*PROMPT*
In the listing below, find the line containing "Write the D3.js code for this chart." and the line containing "margin.top + ')');". Repeat exactly those two lines and every line between them, nothing more.

*WORKING DATA*
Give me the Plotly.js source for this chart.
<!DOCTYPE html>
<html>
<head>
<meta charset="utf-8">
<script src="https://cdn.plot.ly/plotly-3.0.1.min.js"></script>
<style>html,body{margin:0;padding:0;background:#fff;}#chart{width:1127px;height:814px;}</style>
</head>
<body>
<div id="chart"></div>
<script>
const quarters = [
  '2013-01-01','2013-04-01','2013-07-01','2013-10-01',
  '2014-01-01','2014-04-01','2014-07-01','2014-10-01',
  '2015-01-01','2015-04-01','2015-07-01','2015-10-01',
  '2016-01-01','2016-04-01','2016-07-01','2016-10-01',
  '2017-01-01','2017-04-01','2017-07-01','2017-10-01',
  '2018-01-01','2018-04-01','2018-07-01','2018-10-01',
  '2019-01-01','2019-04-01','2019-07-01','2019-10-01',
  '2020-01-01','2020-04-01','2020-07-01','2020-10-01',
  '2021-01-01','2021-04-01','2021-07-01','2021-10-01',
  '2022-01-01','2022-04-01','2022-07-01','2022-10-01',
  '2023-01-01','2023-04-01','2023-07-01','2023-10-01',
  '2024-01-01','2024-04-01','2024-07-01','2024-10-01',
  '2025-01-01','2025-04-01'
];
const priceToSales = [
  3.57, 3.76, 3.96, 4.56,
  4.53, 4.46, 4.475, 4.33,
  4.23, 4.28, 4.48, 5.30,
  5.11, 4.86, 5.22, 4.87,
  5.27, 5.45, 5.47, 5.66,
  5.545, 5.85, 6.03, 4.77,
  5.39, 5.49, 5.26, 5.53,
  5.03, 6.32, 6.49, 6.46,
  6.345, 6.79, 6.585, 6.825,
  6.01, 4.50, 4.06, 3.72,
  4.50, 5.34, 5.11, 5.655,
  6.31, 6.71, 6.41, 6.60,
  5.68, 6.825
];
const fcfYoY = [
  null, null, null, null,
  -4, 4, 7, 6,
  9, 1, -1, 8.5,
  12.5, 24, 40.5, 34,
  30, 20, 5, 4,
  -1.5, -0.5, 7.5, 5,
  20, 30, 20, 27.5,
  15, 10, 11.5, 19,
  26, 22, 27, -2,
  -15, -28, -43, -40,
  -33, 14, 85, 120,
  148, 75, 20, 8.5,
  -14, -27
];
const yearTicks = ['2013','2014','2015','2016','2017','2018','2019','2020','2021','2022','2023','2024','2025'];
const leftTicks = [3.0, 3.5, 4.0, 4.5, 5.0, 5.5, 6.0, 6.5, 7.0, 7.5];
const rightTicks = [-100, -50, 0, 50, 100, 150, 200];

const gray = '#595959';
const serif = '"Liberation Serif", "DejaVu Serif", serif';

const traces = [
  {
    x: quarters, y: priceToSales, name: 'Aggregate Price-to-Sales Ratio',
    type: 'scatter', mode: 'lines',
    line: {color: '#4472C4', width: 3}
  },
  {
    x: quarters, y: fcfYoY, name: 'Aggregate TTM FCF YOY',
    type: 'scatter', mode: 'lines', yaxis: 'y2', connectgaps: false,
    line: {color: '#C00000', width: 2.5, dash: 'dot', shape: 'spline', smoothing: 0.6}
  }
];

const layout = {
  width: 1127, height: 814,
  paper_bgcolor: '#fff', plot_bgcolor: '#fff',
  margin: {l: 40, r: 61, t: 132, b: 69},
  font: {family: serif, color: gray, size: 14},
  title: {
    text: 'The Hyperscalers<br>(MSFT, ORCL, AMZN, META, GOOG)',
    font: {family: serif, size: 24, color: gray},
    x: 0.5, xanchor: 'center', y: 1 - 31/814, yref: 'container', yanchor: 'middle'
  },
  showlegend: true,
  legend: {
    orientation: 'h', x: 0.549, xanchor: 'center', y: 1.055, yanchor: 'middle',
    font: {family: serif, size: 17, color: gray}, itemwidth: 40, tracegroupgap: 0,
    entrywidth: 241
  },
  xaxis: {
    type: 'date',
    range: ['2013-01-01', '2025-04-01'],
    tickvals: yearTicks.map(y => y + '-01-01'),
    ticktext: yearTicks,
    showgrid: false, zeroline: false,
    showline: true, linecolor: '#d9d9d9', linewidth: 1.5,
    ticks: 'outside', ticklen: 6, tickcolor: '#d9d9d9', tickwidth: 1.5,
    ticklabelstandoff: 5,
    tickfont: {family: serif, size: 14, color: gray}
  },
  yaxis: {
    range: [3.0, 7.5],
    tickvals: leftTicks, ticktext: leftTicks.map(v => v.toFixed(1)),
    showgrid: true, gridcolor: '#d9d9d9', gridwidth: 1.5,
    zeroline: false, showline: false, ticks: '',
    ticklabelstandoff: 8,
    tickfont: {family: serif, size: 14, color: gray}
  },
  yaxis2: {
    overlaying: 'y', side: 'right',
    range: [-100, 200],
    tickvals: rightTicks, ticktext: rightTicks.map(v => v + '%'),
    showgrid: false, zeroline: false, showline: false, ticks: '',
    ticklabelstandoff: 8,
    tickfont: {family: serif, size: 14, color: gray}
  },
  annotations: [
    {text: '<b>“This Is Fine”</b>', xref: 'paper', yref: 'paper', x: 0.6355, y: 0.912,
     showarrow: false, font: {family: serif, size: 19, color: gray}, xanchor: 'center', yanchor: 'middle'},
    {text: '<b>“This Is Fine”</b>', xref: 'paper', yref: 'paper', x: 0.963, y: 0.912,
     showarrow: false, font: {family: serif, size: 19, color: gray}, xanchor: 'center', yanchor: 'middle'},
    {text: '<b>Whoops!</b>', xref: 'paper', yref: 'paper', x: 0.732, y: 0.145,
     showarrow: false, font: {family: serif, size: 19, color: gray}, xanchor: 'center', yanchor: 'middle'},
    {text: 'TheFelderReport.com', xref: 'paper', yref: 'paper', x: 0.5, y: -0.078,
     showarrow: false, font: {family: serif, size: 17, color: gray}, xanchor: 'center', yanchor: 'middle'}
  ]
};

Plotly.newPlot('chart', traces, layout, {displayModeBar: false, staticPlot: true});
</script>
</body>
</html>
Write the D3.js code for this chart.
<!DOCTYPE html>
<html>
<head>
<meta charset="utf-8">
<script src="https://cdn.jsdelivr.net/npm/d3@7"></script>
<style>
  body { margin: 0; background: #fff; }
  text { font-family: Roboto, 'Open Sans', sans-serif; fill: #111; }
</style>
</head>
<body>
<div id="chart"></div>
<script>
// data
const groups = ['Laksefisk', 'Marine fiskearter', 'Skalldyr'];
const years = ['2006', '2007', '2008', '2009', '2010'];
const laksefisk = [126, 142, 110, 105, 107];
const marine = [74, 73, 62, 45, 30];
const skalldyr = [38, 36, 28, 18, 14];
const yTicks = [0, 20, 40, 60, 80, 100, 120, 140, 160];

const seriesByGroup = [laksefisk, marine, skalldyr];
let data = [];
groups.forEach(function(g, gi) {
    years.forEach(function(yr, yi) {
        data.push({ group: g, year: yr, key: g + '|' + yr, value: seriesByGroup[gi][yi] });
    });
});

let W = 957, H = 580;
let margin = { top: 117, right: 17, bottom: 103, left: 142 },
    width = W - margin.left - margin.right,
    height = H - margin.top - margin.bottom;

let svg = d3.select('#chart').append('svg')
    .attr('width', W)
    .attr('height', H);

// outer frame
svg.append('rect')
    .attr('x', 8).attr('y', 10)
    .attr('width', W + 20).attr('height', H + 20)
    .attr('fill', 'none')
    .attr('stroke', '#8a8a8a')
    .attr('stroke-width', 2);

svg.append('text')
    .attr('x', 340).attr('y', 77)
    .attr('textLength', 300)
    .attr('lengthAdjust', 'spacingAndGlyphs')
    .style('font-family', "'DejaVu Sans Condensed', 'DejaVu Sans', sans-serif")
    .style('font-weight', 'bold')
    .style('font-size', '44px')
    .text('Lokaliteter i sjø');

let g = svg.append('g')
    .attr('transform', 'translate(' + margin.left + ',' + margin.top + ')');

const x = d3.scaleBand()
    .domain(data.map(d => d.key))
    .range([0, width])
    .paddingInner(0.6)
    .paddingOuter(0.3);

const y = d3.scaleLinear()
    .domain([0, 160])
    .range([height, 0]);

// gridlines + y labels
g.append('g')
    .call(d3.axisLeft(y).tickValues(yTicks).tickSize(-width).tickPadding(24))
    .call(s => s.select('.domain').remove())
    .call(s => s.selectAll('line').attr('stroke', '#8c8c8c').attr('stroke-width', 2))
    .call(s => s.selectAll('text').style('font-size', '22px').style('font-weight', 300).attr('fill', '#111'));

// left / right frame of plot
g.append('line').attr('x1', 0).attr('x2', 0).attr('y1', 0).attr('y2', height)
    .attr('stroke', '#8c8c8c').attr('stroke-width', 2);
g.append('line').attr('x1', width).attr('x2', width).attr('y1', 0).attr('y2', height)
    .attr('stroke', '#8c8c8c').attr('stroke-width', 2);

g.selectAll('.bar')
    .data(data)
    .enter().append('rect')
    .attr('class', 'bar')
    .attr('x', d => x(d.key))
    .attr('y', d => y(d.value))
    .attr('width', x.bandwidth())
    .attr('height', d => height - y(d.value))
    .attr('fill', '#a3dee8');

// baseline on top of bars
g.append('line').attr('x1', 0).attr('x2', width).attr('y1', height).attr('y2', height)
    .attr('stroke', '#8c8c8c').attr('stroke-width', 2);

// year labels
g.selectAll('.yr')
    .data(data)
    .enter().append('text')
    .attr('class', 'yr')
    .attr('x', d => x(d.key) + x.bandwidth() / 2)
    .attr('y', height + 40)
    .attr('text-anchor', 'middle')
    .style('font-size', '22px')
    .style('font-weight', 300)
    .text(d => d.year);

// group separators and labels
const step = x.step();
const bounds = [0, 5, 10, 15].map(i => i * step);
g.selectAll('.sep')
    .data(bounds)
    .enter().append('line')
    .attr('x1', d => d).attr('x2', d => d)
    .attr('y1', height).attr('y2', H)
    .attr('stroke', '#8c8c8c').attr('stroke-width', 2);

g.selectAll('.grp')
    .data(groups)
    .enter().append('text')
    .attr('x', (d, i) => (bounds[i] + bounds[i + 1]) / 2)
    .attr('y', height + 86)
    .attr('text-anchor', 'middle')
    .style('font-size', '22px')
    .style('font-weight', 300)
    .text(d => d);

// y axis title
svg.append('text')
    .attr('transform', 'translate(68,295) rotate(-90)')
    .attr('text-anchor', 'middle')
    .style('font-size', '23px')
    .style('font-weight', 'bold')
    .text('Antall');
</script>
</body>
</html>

*SOLUTION BELOW*
Write the D3.js code for this chart.
<!DOCTYPE html>
<html>
<head>
<meta charset="utf-8">
<script src="https://cdn.jsdelivr.net/npm/d3@7"></script>
<style>
  body { margin: 0; background: #fff; }
  text { font-family: Roboto, 'Open Sans', sans-serif; fill: #111; }
</style>
</head>
<body>
<div id="chart"></div>
<script>
// data
const groups = ['Laksefisk', 'Marine fiskearter', 'Skalldyr'];
const years = ['2006', '2007', '2008', '2009', '2010'];
const laksefisk = [126, 142, 110, 105, 107];
const marine = [74, 73, 62, 45, 30];
const skalldyr = [38, 36, 28, 18, 14];
const yTicks = [0, 20, 40, 60, 80, 100, 120, 140, 160];

const seriesByGroup = [laksefisk, marine, skalldyr];
let data = [];
groups.forEach(function(g, gi) {
    years.forEach(function(yr, yi) {
        data.push({ group: g, year: yr, key: g + '|' + yr, value: seriesByGroup[gi][yi] });
    });
});

let W = 957, H = 580;
let margin = { top: 117, right: 17, bottom: 103, left: 142 },
    width = W - margin.left - margin.right,
    height = H - margin.top - margin.bottom;

let svg = d3.select('#chart').append('svg')
    .attr('width', W)
    .attr('height', H);

// outer frame
svg.append('rect')
    .attr('x', 8).attr('y', 10)
    .attr('width', W + 20).attr('height', H + 20)
    .attr('fill', 'none')
    .attr('stroke', '#8a8a8a')
    .attr('stroke-width', 2);

svg.append('text')
    .attr('x', 340).attr('y', 77)
    .attr('textLength', 300)
    .attr('lengthAdjust', 'spacingAndGlyphs')
    .style('font-family', "'DejaVu Sans Condensed', 'DejaVu Sans', sans-serif")
    .style('font-weight', 'bold')
    .style('font-size', '44px')
    .text('Lokaliteter i sjø');

let g = svg.append('g')
    .attr('transform', 'translate(' + margin.left + ',' + margin.top + ')');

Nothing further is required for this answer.